__Exercise materials__.

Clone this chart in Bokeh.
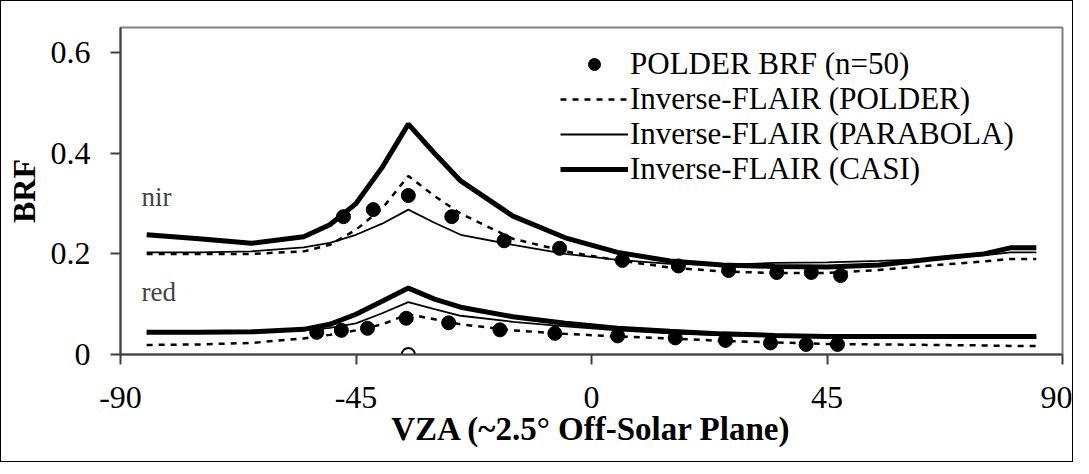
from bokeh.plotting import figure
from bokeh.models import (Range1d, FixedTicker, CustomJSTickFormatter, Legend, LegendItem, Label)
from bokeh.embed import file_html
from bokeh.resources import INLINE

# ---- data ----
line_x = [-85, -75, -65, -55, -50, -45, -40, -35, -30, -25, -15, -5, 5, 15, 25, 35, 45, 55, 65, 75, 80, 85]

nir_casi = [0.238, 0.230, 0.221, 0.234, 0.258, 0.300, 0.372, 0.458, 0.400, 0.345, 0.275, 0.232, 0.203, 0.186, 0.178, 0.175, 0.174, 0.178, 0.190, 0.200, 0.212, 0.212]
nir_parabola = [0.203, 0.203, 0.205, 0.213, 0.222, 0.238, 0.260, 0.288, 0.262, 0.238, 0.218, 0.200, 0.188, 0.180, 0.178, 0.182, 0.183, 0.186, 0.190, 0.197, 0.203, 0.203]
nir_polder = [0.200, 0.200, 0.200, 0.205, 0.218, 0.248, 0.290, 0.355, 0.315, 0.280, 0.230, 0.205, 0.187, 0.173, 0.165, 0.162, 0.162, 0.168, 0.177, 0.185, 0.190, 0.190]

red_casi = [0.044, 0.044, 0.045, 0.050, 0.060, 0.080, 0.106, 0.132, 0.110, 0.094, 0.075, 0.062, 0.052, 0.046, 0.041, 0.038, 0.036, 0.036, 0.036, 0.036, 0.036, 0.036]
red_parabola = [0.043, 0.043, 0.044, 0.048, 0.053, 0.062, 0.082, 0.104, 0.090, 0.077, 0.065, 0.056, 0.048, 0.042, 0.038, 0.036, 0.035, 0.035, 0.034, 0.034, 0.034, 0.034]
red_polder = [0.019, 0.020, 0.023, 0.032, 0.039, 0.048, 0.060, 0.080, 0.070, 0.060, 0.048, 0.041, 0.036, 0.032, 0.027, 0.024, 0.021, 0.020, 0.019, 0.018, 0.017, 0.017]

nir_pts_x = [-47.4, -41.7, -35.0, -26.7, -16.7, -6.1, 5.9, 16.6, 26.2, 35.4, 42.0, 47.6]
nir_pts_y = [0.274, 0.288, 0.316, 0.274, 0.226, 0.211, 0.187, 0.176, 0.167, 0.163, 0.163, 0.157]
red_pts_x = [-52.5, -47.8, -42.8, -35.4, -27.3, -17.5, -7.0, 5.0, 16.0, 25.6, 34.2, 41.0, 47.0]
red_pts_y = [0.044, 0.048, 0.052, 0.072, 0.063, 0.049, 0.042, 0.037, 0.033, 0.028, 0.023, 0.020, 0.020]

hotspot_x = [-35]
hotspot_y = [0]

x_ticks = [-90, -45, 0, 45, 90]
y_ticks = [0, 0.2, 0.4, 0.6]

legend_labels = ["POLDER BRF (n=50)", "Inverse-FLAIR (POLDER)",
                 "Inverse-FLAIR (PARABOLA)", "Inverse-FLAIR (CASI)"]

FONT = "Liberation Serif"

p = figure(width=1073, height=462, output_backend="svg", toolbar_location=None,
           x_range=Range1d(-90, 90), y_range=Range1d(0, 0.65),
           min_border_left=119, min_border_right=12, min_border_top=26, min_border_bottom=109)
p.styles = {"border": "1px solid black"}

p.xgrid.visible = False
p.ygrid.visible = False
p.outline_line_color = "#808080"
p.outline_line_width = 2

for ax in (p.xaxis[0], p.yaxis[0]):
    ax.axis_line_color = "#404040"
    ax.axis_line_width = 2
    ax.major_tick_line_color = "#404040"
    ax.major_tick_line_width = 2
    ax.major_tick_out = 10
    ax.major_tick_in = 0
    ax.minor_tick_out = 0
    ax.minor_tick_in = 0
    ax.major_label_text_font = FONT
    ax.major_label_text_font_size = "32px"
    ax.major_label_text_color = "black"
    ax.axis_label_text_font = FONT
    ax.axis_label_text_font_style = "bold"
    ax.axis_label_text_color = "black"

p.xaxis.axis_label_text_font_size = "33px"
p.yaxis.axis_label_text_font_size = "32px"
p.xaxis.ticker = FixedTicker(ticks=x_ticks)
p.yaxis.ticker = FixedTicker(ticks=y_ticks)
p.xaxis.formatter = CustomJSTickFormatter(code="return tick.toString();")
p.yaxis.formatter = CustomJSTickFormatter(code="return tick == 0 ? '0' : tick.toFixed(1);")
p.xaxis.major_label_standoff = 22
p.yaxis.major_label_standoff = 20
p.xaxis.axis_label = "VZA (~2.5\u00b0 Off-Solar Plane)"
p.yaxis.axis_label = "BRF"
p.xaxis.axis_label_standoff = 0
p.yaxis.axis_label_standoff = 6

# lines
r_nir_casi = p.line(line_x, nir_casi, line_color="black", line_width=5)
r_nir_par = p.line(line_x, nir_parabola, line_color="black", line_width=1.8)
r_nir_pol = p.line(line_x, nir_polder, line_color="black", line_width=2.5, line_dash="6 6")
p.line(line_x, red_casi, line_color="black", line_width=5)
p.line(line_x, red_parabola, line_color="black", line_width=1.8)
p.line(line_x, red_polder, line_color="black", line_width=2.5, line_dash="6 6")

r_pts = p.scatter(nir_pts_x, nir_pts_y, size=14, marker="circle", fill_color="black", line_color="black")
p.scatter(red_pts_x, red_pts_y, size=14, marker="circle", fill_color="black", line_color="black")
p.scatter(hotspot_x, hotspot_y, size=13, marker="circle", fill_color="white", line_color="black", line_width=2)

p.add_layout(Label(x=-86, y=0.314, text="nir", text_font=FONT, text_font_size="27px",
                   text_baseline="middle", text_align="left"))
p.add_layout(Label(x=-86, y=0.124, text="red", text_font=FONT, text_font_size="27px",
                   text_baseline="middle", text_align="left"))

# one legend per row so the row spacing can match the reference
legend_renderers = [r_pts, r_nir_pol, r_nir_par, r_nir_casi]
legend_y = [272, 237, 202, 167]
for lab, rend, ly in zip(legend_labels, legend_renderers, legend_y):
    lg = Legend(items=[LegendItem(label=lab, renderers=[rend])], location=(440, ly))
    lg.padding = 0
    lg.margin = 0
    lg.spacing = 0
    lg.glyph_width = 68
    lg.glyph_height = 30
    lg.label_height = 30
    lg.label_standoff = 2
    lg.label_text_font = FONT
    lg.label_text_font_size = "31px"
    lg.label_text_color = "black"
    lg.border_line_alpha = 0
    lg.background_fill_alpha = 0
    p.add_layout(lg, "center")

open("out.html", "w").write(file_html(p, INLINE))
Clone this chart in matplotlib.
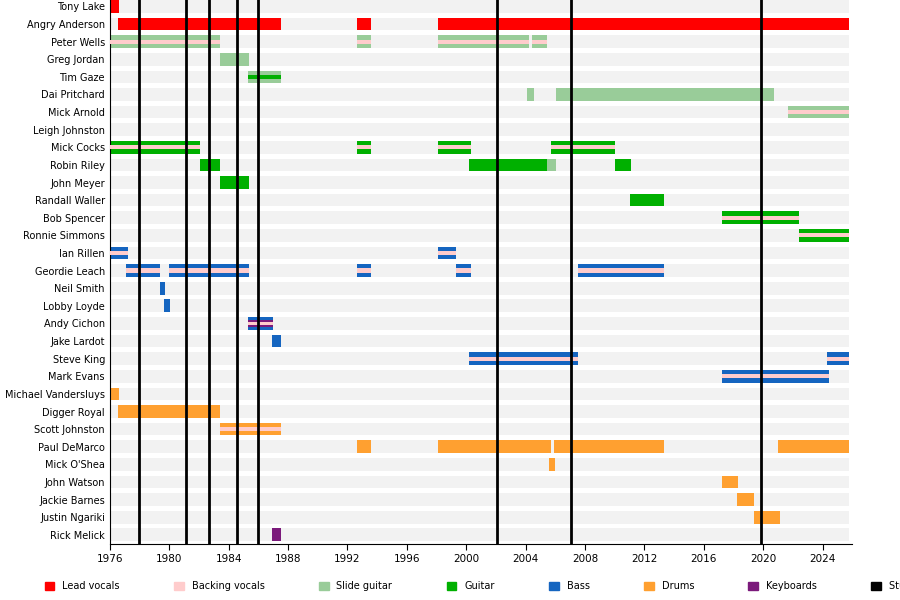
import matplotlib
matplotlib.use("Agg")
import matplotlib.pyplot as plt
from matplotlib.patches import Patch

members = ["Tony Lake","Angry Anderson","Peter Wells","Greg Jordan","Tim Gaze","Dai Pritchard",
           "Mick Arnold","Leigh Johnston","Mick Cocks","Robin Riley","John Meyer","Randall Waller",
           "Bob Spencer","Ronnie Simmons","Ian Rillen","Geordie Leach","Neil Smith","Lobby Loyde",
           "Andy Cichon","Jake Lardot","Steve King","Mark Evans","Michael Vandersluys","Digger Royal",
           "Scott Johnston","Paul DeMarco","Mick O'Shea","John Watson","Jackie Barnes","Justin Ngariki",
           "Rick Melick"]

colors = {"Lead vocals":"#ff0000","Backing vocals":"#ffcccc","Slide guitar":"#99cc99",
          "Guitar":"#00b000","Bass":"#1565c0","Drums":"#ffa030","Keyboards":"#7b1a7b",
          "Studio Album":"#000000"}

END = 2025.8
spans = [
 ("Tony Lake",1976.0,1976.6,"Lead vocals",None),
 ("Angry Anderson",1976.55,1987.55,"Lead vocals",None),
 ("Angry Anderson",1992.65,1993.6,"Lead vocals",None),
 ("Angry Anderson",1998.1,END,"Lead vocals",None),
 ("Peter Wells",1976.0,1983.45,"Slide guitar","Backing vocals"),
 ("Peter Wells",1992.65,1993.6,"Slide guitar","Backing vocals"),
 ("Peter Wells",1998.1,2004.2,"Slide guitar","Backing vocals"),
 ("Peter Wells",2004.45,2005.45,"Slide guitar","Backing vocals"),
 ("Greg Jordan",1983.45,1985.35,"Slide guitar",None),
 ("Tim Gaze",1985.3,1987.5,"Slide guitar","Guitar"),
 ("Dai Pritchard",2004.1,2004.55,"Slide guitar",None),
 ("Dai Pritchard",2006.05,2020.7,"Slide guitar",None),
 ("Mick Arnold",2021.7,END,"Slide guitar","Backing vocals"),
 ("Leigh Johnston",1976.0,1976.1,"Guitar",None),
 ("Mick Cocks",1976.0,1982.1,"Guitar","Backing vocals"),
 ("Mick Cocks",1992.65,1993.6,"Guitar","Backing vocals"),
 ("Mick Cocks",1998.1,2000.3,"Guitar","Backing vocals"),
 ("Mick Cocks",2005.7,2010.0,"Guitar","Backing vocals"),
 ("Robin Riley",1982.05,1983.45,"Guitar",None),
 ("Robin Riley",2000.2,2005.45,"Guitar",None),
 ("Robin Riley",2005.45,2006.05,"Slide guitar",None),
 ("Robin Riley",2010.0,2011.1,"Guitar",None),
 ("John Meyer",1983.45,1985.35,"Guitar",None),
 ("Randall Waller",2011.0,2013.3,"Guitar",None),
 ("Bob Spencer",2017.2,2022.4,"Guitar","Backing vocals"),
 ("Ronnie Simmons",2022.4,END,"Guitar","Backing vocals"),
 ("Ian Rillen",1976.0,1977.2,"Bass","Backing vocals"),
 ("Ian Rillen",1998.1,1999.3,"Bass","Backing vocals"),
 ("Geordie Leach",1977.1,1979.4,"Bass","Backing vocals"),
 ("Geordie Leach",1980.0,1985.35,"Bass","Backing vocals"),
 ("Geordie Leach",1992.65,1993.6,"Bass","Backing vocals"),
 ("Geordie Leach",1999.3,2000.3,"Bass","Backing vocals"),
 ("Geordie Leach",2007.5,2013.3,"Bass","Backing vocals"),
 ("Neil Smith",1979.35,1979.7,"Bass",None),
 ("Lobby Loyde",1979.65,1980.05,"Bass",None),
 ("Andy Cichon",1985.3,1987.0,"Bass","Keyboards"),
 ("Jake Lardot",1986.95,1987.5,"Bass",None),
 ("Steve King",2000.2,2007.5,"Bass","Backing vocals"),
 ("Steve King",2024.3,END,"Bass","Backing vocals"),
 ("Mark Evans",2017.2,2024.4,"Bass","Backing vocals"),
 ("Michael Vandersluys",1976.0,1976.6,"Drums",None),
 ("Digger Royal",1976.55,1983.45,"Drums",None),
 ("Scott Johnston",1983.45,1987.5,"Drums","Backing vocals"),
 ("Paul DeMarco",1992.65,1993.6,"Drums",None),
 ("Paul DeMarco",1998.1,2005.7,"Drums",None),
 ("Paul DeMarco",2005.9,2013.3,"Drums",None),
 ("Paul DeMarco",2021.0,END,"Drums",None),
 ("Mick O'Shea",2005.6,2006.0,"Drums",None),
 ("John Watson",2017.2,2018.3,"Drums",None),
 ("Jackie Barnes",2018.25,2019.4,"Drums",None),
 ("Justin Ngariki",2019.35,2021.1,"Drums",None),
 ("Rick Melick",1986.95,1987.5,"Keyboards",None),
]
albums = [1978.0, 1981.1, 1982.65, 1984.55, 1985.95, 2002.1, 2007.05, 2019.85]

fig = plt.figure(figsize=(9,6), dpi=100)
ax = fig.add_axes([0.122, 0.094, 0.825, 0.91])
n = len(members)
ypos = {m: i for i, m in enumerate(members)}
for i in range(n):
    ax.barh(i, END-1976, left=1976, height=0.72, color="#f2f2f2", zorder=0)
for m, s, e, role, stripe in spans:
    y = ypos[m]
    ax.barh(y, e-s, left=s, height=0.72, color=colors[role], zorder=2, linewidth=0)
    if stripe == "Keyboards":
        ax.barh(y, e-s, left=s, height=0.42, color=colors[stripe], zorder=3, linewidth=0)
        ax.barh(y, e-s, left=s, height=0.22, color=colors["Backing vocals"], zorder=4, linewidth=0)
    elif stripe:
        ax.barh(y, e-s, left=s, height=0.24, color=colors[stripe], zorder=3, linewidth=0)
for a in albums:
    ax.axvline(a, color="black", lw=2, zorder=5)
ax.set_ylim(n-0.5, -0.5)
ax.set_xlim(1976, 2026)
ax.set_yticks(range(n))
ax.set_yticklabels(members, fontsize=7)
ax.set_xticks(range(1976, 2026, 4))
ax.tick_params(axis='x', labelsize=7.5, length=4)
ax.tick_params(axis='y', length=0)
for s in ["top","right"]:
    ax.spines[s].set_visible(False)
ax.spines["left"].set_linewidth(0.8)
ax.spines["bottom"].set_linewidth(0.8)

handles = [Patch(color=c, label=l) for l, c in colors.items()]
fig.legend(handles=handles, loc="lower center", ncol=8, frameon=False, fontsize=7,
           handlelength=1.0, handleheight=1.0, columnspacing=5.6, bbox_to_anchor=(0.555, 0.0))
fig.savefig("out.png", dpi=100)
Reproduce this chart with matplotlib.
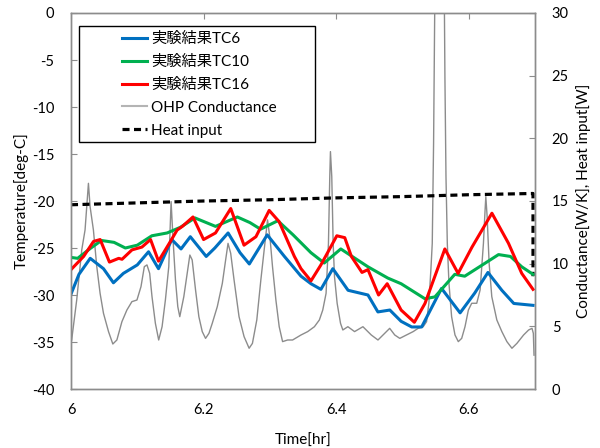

__Instructions to follow__. Up to and including the line with "75, 80, 85]", copy the data above from its first line. Skip pictures.

__Written response__.
Clone this chart in Bokeh.
from bokeh.plotting import figure
from bokeh.models import (Range1d, FixedTicker, CustomJSTickFormatter, Legend, LegendItem, Label)
from bokeh.embed import file_html
from bokeh.resources import INLINE

# ---- data ----
line_x = [-85, -75, -65, -55, -50, -45, -40, -35, -30, -25, -15, -5, 5, 15, 25, 35, 45, 55, 65, 75, 80, 85]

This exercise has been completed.